### TO BE DONE:
Write out the material exactly, leaving every picture behind.

### GIVEN MATERIAL:
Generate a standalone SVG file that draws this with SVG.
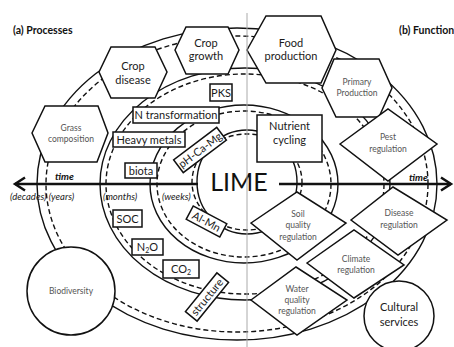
<svg xmlns="http://www.w3.org/2000/svg" width="454" height="347" viewBox="0 0 454 347">
<style>
.sol{fill:none;stroke:#111;stroke-width:1.4}
.das{fill:none;stroke:#111;stroke-width:1.4;stroke-dasharray:5 3}
.nd{fill:#fff;stroke:#111;stroke-width:1.5}
.t{font-family:Lato,"Liberation Sans",sans-serif;font-size:11px;fill:#1a1a1a;text-anchor:middle}
.g{font-family:Lato,"Liberation Sans",sans-serif;font-size:8.5px;fill:#555;text-anchor:middle}
.tm{font-family:Lato,"Liberation Sans",sans-serif;font-size:9.5px;font-style:italic;fill:#222}
.ti{font-family:Lato,"Liberation Sans",sans-serif;font-size:10px;font-style:italic;font-weight:bold;fill:#111}
.h{font-family:Lato,"Liberation Sans",sans-serif;font-size:10.5px;font-weight:bold;fill:#111}
.ax{fill:none;stroke:#111;stroke-width:2.5}
</style>
<rect width="454" height="347" fill="#fff"/>
<g id="connectors">
<ellipse class="sol" cx="237" cy="184" rx="200" ry="156"/>
<ellipse class="das" cx="237" cy="184" rx="191" ry="148"/>
<ellipse class="sol" cx="245" cy="184" rx="145" ry="116"/>
<ellipse class="das" cx="245" cy="184" rx="139" ry="110"/>
<ellipse class="sol" cx="244" cy="184" rx="94" ry="79"/>
<ellipse class="das" cx="244" cy="184" rx="87" ry="73"/>
<ellipse class="sol" cx="247" cy="182" rx="50" ry="52"/>
<ellipse class="das" cx="247" cy="182" rx="55" ry="48"/>
<line class="ax" x1="15" y1="184" x2="198" y2="184"/>
<polyline class="ax" points="25,177.5 15,184 25,190.5"/>
<line class="ax" x1="279" y1="184" x2="451" y2="184"/>
<polyline class="ax" points="441,177.5 451,184 441,190.5"/>
</g>
<g id="crop-disease"><polygon class="nd" points="99,72 111,47 155,47 167,72 155,98 111,98"/><text class="t" x="133" y="70">Crop</text><text class="t" x="133" y="84">disease</text></g>
<g id="crop-growth"><polygon class="nd" points="175,50 186,27 228,27 239,50 228,74 186,74"/><text class="t" x="206" y="47">Crop</text><text class="t" x="206" y="60">growth</text></g>
<g id="food-production"><polygon class="nd" points="247,50 266,16 321,16 336,50 321,83 266,83"/><text class="t" x="291" y="47">Food</text><text class="t" x="291" y="60">production</text></g>
<g id="primary-production"><polygon class="nd" points="322,88 334,59 379,59 392,88 379,117 336,117"/><text class="g" x="357" y="85">Primary</text><text class="g" x="357" y="96">Production</text></g>
<g id="grass-composition"><polygon class="nd" points="32,133 45,106 98,106 108,133 97,162 45,162"/><text class="g" x="71" y="131">Grass</text><text class="g" x="71" y="142">composition</text></g>
<g id="pks"><rect class="nd" x="210" y="84" width="22" height="17"/><text class="t" x="221" y="97">PKS</text></g>
<g id="n-transformation"><rect class="nd" x="133" y="107" width="86" height="16"/><text class="t" x="176" y="119">N transformation</text></g>
<g id="heavy-metals"><rect class="nd" x="113" y="132" width="72" height="15"/><text class="t" x="149" y="144">Heavy metals</text></g>
<g id="biota"><rect class="nd" x="125" y="163" width="32" height="15"/><text class="t" x="141" y="175">biota</text></g>
<g id="soc"><rect class="nd" x="113" y="210" width="29" height="17"/><text class="t" x="127.5" y="223">SOC</text></g>
<g id="n2o"><rect class="nd" x="132" y="239" width="31" height="16"/><text class="t" x="147.5" y="251">N<tspan font-size="7" dy="2">2</tspan><tspan dy="-2">O</tspan></text></g>
<g id="co2"><rect class="nd" x="163" y="260" width="36" height="18"/><text class="t" x="181" y="273">CO<tspan font-size="7" dy="2">2</tspan></text></g>
<g id="ph-ca-mg" transform="translate(200,150) rotate(-37)"><rect class="nd" x="-27" y="-8" width="54" height="16"/><text class="t" x="0" y="4">pH-Ca-Mg</text></g>
<g id="al-mn" transform="translate(206.5,221.5) rotate(28)"><rect class="nd" x="-19" y="-7.5" width="38" height="15"/><text class="t" x="0" y="4">Al-Mn</text></g>
<g id="structure" transform="translate(207,297) rotate(-51)"><rect class="nd" x="-25" y="-7.5" width="50" height="15"/><text class="t" x="0" y="4">structure</text></g>
<g id="nutrient-cycling"><rect class="nd" x="257" y="115" width="65" height="47"/><text class="t" x="289.5" y="130">Nutrient</text><text class="t" x="289.5" y="144">cycling</text></g>
<g id="pest-regulation"><polygon class="nd" points="340,144 388,109 437,144 388,181"/><text class="g" x="388" y="140">Pest</text><text class="g" x="388" y="152">regulation</text></g>
<g id="soil-quality-regulation"><polygon class="nd" points="251,223 297,192 346,223 297,260"/><text class="g" x="298" y="217">Soil</text><text class="g" x="298" y="228">quality</text><text class="g" x="298" y="240">regulation</text></g>
<g id="disease-regulation"><polygon class="nd" points="351,220 393,187 447,220 398,255"/><text class="g" x="399" y="216">Disease</text><text class="g" x="399" y="228">regulation</text></g>
<g id="climate-regulation"><polygon class="nd" points="307,263 354,230 404,265 354,298"/><text class="g" x="356" y="262">Climate</text><text class="g" x="356" y="273">regulation</text></g>
<g id="water-quality-regulation"><polygon class="nd" points="251,300 296,267 347,300 297,335"/><text class="g" x="297" y="292">Water</text><text class="g" x="297" y="303">quality</text><text class="g" x="297" y="314">regulation</text></g>
<g id="biodiversity"><circle class="nd" cx="71" cy="291" r="44"/><text class="g" x="71" y="294">Biodiversity</text></g>
<g id="cultural-services"><circle class="nd" cx="399" cy="316" r="35"/><text class="t" x="399" y="311">Cultural</text><text class="t" x="399" y="326">services</text></g>
<g id="labels">
<text x="239" y="191" style="font-family:Lato,'Liberation Sans',sans-serif;font-size:25px;fill:#111;text-anchor:middle">LIME</text>
<text class="ti" x="55" y="180">time</text>
<text class="ti" x="409" y="181">time</text>
<text class="tm" x="10" y="200">(decades) (years)</text>
<text class="tm" x="103" y="200">(months)</text>
<text class="tm" x="162" y="200">(weeks)</text>
<text class="h" x="13" y="34">(a) Processes</text>
<text class="h" x="399" y="34">(b) Function</text>
</g>
<line x1="247" y1="13" x2="247" y2="347" stroke="#aaa" stroke-width="1"/>
</svg>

### COMPLETED TASK:
Generate a standalone SVG file that draws this with SVG.
<svg xmlns="http://www.w3.org/2000/svg" width="454" height="347" viewBox="0 0 454 347">
<style>
.sol{fill:none;stroke:#111;stroke-width:1.4}
.das{fill:none;stroke:#111;stroke-width:1.4;stroke-dasharray:5 3}
.nd{fill:#fff;stroke:#111;stroke-width:1.5}
.t{font-family:Lato,"Liberation Sans",sans-serif;font-size:11px;fill:#1a1a1a;text-anchor:middle}
.g{font-family:Lato,"Liberation Sans",sans-serif;font-size:8.5px;fill:#555;text-anchor:middle}
.tm{font-family:Lato,"Liberation Sans",sans-serif;font-size:9.5px;font-style:italic;fill:#222}
.ti{font-family:Lato,"Liberation Sans",sans-serif;font-size:10px;font-style:italic;font-weight:bold;fill:#111}
.h{font-family:Lato,"Liberation Sans",sans-serif;font-size:10.5px;font-weight:bold;fill:#111}
.ax{fill:none;stroke:#111;stroke-width:2.5}
</style>
<rect width="454" height="347" fill="#fff"/>
<g id="connectors">
<ellipse class="sol" cx="237" cy="184" rx="200" ry="156"/>
<ellipse class="das" cx="237" cy="184" rx="191" ry="148"/>
<ellipse class="sol" cx="245" cy="184" rx="145" ry="116"/>
<ellipse class="das" cx="245" cy="184" rx="139" ry="110"/>
<ellipse class="sol" cx="244" cy="184" rx="94" ry="79"/>
<ellipse class="das" cx="244" cy="184" rx="87" ry="73"/>
<ellipse class="sol" cx="247" cy="182" rx="50" ry="52"/>
<ellipse class="das" cx="247" cy="182" rx="55" ry="48"/>
<line class="ax" x1="15" y1="184" x2="198" y2="184"/>
<polyline class="ax" points="25,177.5 15,184 25,190.5"/>
<line class="ax" x1="279" y1="184" x2="451" y2="184"/>
<polyline class="ax" points="441,177.5 451,184 441,190.5"/>
</g>
<g id="crop-disease"><polygon class="nd" points="99,72 111,47 155,47 167,72 155,98 111,98"/><text class="t" x="133" y="70">Crop</text><text class="t" x="133" y="84">disease</text></g>
<g id="crop-growth"><polygon class="nd" points="175,50 186,27 228,27 239,50 228,74 186,74"/><text class="t" x="206" y="47">Crop</text><text class="t" x="206" y="60">growth</text></g>
<g id="food-production"><polygon class="nd" points="247,50 266,16 321,16 336,50 321,83 266,83"/><text class="t" x="291" y="47">Food</text><text class="t" x="291" y="60">production</text></g>
<g id="primary-production"><polygon class="nd" points="322,88 334,59 379,59 392,88 379,117 336,117"/><text class="g" x="357" y="85">Primary</text><text class="g" x="357" y="96">Production</text></g>
<g id="grass-composition"><polygon class="nd" points="32,133 45,106 98,106 108,133 97,162 45,162"/><text class="g" x="71" y="131">Grass</text><text class="g" x="71" y="142">composition</text></g>
<g id="pks"><rect class="nd" x="210" y="84" width="22" height="17"/><text class="t" x="221" y="97">PKS</text></g>
<g id="n-transformation"><rect class="nd" x="133" y="107" width="86" height="16"/><text class="t" x="176" y="119">N transformation</text></g>
<g id="heavy-metals"><rect class="nd" x="113" y="132" width="72" height="15"/><text class="t" x="149" y="144">Heavy metals</text></g>
<g id="biota"><rect class="nd" x="125" y="163" width="32" height="15"/><text class="t" x="141" y="175">biota</text></g>
<g id="soc"><rect class="nd" x="113" y="210" width="29" height="17"/><text class="t" x="127.5" y="223">SOC</text></g>
<g id="n2o"><rect class="nd" x="132" y="239" width="31" height="16"/><text class="t" x="147.5" y="251">N<tspan font-size="7" dy="2">2</tspan><tspan dy="-2">O</tspan></text></g>
<g id="co2"><rect class="nd" x="163" y="260" width="36" height="18"/><text class="t" x="181" y="273">CO<tspan font-size="7" dy="2">2</tspan></text></g>
<g id="ph-ca-mg" transform="translate(200,150) rotate(-37)"><rect class="nd" x="-27" y="-8" width="54" height="16"/><text class="t" x="0" y="4">pH-Ca-Mg</text></g>
<g id="al-mn" transform="translate(206.5,221.5) rotate(28)"><rect class="nd" x="-19" y="-7.5" width="38" height="15"/><text class="t" x="0" y="4">Al-Mn</text></g>
<g id="structure" transform="translate(207,297) rotate(-51)"><rect class="nd" x="-25" y="-7.5" width="50" height="15"/><text class="t" x="0" y="4">structure</text></g>
<g id="nutrient-cycling"><rect class="nd" x="257" y="115" width="65" height="47"/><text class="t" x="289.5" y="130">Nutrient</text><text class="t" x="289.5" y="144">cycling</text></g>
<g id="pest-regulation"><polygon class="nd" points="340,144 388,109 437,144 388,181"/><text class="g" x="388" y="140">Pest</text><text class="g" x="388" y="152">regulation</text></g>
<g id="soil-quality-regulation"><polygon class="nd" points="251,223 297,192 346,223 297,260"/><text class="g" x="298" y="217">Soil</text><text class="g" x="298" y="228">quality</text><text class="g" x="298" y="240">regulation</text></g>
<g id="disease-regulation"><polygon class="nd" points="351,220 393,187 447,220 398,255"/><text class="g" x="399" y="216">Disease</text><text class="g" x="399" y="228">regulation</text></g>
<g id="climate-regulation"><polygon class="nd" points="307,263 354,230 404,265 354,298"/><text class="g" x="356" y="262">Climate</text><text class="g" x="356" y="273">regulation</text></g>
<g id="water-quality-regulation"><polygon class="nd" points="251,300 296,267 347,300 297,335"/><text class="g" x="297" y="292">Water</text><text class="g" x="297" y="303">quality</text><text class="g" x="297" y="314">regulation</text></g>
<g id="biodiversity"><circle class="nd" cx="71" cy="291" r="44"/><text class="g" x="71" y="294">Biodiversity</text></g>
<g id="cultural-services"><circle class="nd" cx="399" cy="316" r="35"/><text class="t" x="399" y="311">Cultural</text><text class="t" x="399" y="326">services</text></g>
<g id="labels">
<text x="239" y="191" style="font-family:Lato,'Liberation Sans',sans-serif;font-size:25px;fill:#111;text-anchor:middle">LIME</text>
<text class="ti" x="55" y="180">time</text>
<text class="ti" x="409" y="181">time</text>
<text class="tm" x="10" y="200">(decades) (years)</text>
<text class="tm" x="103" y="200">(months)</text>
<text class="tm" x="162" y="200">(weeks)</text>
<text class="h" x="13" y="34">(a) Processes</text>
<text class="h" x="399" y="34">(b) Function</text>
</g>
<line x1="247" y1="13" x2="247" y2="347" stroke="#aaa" stroke-width="1"/>
</svg>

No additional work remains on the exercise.